I ship a lot of software. People notice the output but don’t see the setup behind it. Here’s what it actually looks like — 4 Claude Code installations across 2 machines, an AI agent gateway running 11 agents, and a workflow that lets me run up to 6 development sessions simultaneously.

The setup

Desktop (WSL): Two Claude Code sessions in a tmux split — one for main feature work, one for parallel tasks. Plus a local OpenClaw agent.

VPS (Hostinger): Two more Claude Code sessions with direct file access to production apps. Plus Kit and 10 other OpenClaw agents handling operations, email, and analytics.

Laptop (when mobile): Six sessions total via Tailscale — two local plus remote access to all desktop and VPS sessions.

Each tmux screen is split down the middle. Two Claude Code instances side by side. All connected through a Tailscale mesh network.

What a typical day looks like

First thing: check Kit’s overnight messages. Kit runs scheduled tasks — email processing, database backups, health checks, monitoring. If anything needs attention, there’s a Telegram message waiting. I review Kit’s scheduled task summary to see what happened while I was asleep.

Then I look at the status of current projects. Where are we up to with the sprints? Some projects are still in the initial design stage. Others are mid-sprint. Others are in review.

During the design stage, I use Plan Mode. Claude Code explores the codebase, identifies dependencies, considers approaches, and presents a structured plan. I review the plan — not code — and redirect if the approach is wrong. This takes seconds.

During each major sprint, I also enter Plan Mode to plan out what’s left. The sprint plan becomes a living document that any agent can reference — if one agent hands off to another (desktop session to VPS session, or even a different agent entirely), the plan provides continuity.

Between sprints, I invoke the Principal Architect protocol for a systems review, then the Mentor protocol for a UX review. Both are documented methodologies that any agent can execute consistently.

What makes it produce quality code

The AI models matter enormously. Claude’s latest Opus 4.6 is genuinely capable of producing excellent, working code on the first attempt.
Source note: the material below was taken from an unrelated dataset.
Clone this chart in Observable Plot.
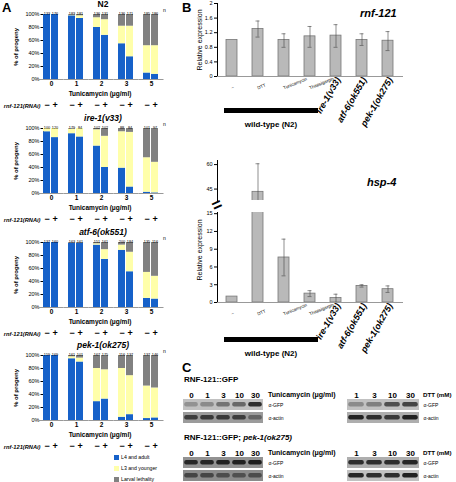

That’s the foundation.

But what takes it from “great at generating words” to “producing production-quality code with very few bugs on initial build” is the same infrastructure that human engineering teams use:

Git discipline — commit after every working change, clear messages, regular pushes
Database playbooks — SQLite WAL mode, schema migration patterns, query optimisation guidelines
Styling playbooks — documented design system with specific colour tokens, spacing, component patterns
Performance playbooks — Core Web Vitals targets, lazy loading patterns, caching strategies
Coding practices playbooks — verification pipeline, security checklist, error handling patterns

These aren’t AI-specific documents. They’re the same engineering standards any good team would maintain. The difference is that AI agents follow them consistently on every single task, consistently on every single task.

The tools that tie it together

Claw Recall indexes every conversation across all agents into a searchable database. When one agent needs context from another agent’s work, it searches memory instead of asking me to re-explain.

Shared tool documentation syncs daily to every agent. When I add a new CLI command, all 11 agents learn it within 24 hours.

Plan Mode prevents building the wrong thing. Reviewing a plan takes seconds. Reviewing wrong code takes minutes.

The economics

I routinely complete in an afternoon what used to take weeks before AI coding agents existed. Not because the AI writes code faster — though it does — but because the combination of explicit standards, plan-before-code workflow, and persistent memory means we almost never build the wrong thing, and the quality is right on the first attempt.

The real investment isn’t API tokens. It’s building reliable systems around the AI — the playbooks, the memory, the tool sync, the verification pipeline. That investment pays off every single day.